(SET TASK): Copy exactly, and only, the lines below from the first through the one containing "LineChart, XAxis, YAxis", both included; pictures are omitted.

(MATERIAL PROVIDED):
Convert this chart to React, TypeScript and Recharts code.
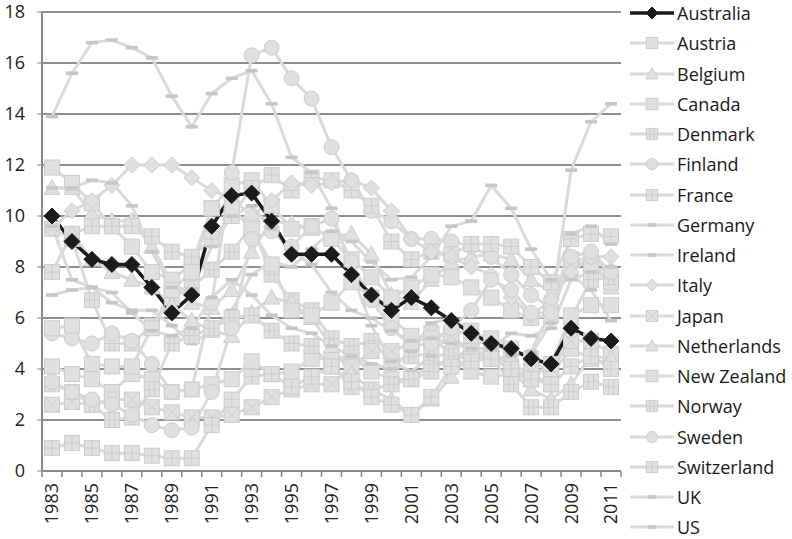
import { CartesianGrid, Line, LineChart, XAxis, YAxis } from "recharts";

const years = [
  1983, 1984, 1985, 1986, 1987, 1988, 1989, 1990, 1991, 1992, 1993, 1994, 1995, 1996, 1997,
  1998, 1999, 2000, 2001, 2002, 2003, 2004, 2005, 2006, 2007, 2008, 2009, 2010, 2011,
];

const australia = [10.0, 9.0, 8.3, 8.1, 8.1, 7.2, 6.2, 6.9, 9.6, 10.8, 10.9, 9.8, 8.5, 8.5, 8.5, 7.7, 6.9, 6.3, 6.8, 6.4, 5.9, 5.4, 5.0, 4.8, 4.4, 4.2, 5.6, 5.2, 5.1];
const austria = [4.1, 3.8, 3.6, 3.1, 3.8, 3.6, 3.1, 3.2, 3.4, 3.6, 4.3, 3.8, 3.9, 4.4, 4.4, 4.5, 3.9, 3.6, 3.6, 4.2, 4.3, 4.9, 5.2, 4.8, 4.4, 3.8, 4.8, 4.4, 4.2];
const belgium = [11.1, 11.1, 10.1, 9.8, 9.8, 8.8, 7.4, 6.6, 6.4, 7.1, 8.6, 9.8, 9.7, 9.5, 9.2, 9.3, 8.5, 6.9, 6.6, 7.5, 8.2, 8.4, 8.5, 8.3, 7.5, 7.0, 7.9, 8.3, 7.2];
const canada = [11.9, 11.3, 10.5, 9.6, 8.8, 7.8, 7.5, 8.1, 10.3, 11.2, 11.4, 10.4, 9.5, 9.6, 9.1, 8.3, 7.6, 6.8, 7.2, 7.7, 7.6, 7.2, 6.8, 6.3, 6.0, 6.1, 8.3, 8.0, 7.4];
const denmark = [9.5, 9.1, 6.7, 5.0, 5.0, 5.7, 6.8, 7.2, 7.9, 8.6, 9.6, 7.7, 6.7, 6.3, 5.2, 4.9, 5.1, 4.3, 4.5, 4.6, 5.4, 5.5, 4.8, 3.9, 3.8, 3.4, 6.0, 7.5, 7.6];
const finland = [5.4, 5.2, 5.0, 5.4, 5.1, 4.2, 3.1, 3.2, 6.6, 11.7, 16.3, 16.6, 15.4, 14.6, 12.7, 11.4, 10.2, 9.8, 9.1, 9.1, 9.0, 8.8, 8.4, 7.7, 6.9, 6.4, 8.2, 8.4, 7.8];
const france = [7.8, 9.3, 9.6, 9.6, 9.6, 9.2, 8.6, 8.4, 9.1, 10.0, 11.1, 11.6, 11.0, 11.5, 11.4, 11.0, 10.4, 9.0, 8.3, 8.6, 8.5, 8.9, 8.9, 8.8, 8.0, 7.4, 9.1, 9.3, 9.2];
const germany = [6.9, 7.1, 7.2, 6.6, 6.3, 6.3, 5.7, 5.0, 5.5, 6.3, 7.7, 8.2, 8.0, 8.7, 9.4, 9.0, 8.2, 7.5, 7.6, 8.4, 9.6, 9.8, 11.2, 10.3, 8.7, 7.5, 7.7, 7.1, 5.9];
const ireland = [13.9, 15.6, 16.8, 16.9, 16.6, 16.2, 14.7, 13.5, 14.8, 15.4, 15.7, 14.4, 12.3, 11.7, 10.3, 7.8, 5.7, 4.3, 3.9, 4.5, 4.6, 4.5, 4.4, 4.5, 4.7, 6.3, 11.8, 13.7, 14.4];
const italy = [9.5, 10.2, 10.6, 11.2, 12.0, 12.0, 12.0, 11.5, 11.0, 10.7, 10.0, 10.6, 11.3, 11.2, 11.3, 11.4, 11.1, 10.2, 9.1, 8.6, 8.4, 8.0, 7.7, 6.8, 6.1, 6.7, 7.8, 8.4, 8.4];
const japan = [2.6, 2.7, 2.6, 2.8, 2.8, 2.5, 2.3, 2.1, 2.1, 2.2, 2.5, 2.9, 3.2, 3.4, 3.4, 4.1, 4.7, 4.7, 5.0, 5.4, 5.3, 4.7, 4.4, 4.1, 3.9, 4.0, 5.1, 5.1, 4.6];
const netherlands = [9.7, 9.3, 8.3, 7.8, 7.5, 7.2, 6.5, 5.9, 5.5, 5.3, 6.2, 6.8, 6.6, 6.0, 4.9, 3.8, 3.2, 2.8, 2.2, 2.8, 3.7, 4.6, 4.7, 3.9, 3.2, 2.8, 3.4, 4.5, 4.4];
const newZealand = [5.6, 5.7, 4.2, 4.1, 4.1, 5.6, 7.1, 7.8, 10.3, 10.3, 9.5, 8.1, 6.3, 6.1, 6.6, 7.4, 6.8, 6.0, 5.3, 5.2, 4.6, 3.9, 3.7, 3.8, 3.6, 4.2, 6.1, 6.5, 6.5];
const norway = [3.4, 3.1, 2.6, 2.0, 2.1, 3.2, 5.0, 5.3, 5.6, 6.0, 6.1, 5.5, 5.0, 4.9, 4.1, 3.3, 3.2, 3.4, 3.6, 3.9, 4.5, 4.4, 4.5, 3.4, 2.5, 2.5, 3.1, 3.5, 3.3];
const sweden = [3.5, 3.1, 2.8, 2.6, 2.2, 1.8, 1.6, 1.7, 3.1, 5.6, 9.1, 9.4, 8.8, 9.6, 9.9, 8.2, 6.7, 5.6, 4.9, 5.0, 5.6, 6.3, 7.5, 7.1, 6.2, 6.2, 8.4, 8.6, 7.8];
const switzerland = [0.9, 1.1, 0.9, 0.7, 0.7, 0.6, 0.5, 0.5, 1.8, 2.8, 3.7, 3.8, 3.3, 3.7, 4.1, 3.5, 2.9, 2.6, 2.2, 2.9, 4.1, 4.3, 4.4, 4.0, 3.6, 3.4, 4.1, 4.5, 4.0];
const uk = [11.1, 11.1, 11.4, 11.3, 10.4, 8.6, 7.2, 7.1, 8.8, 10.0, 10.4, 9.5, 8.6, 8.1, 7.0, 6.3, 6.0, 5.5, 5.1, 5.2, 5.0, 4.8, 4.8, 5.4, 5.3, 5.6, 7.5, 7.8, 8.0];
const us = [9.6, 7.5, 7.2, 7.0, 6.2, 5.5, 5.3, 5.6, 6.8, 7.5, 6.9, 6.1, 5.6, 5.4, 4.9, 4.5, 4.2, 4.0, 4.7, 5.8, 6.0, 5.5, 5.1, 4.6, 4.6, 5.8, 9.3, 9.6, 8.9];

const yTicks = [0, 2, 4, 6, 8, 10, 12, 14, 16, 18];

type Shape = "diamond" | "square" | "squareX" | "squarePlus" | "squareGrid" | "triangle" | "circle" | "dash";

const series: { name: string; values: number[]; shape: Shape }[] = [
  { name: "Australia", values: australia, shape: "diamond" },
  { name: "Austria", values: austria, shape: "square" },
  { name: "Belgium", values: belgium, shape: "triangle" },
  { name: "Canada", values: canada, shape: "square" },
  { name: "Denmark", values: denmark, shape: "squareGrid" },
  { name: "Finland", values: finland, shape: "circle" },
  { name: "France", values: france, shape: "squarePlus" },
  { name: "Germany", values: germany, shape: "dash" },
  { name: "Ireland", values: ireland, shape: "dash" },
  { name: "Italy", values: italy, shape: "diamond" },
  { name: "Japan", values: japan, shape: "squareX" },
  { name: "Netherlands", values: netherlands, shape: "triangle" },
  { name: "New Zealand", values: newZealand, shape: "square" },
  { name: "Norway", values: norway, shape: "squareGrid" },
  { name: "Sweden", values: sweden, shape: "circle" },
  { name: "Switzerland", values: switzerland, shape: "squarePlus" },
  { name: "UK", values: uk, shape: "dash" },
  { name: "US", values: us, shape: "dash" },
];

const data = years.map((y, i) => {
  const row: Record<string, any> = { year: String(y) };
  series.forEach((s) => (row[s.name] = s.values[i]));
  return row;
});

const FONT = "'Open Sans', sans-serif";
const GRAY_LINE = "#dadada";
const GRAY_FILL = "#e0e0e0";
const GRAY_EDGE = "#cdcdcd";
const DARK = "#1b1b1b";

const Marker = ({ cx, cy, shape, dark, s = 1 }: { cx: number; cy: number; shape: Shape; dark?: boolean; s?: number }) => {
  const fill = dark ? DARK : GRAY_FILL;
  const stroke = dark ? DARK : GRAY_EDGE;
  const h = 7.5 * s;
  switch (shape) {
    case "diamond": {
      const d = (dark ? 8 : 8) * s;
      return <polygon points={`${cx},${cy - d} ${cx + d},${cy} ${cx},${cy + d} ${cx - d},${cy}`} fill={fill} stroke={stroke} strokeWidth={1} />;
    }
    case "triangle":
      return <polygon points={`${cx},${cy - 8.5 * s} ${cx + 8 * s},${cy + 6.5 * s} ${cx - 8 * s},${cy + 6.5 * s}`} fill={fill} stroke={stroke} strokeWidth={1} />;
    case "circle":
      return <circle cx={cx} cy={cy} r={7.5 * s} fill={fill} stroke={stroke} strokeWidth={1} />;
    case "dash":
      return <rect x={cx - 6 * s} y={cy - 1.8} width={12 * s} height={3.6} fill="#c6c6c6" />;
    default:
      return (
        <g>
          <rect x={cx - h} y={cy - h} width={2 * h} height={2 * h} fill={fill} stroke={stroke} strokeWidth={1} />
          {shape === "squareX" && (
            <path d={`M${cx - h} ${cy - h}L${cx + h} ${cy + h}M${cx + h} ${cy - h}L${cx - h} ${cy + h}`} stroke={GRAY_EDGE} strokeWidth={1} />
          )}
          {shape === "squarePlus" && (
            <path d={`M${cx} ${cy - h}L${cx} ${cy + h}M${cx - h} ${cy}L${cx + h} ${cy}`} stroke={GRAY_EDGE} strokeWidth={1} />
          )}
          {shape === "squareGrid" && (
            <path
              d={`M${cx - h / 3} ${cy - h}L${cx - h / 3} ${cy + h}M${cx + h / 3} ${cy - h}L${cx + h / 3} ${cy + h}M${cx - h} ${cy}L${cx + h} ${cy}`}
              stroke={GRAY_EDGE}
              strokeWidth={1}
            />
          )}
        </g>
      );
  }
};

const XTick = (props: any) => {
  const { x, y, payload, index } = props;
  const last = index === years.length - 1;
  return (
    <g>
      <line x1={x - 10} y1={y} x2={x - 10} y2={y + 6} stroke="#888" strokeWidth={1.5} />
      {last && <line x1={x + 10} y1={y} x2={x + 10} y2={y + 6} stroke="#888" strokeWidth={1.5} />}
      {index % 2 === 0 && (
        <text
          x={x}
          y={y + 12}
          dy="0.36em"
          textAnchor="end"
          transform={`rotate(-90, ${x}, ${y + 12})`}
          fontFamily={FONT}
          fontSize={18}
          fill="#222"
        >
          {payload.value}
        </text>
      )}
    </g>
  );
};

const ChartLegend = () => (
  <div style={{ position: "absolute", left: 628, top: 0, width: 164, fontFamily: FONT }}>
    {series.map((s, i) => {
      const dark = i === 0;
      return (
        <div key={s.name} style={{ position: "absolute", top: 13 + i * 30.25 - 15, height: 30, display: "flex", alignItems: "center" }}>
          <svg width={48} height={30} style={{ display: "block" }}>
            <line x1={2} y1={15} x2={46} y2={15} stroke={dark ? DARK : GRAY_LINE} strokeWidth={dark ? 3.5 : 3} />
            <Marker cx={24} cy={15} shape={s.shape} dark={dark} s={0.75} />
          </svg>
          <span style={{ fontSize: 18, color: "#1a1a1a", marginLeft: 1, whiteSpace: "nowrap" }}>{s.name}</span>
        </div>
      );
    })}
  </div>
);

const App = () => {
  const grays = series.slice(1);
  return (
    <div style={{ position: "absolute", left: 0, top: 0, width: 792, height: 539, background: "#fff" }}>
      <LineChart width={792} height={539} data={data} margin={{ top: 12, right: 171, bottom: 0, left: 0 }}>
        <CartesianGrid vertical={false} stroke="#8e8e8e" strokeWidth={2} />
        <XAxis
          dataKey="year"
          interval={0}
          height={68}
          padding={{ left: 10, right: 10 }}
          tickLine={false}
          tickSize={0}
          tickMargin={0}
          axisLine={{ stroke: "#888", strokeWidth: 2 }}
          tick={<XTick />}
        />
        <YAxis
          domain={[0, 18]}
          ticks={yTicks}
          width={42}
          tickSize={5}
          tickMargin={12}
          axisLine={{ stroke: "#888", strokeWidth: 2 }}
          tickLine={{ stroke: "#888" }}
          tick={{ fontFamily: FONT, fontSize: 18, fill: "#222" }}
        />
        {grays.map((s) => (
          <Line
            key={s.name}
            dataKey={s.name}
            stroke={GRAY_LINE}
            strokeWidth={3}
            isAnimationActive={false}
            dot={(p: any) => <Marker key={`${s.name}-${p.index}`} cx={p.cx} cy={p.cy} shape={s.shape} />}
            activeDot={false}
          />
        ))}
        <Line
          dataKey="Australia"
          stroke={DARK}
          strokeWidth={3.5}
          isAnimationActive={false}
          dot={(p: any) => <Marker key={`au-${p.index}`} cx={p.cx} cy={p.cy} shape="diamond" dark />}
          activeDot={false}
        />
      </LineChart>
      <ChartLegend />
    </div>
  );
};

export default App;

(CORRECT ANSWER):
Convert this chart to React, TypeScript and Recharts code.
import { CartesianGrid, Line, LineChart, XAxis, YAxis } from "recharts";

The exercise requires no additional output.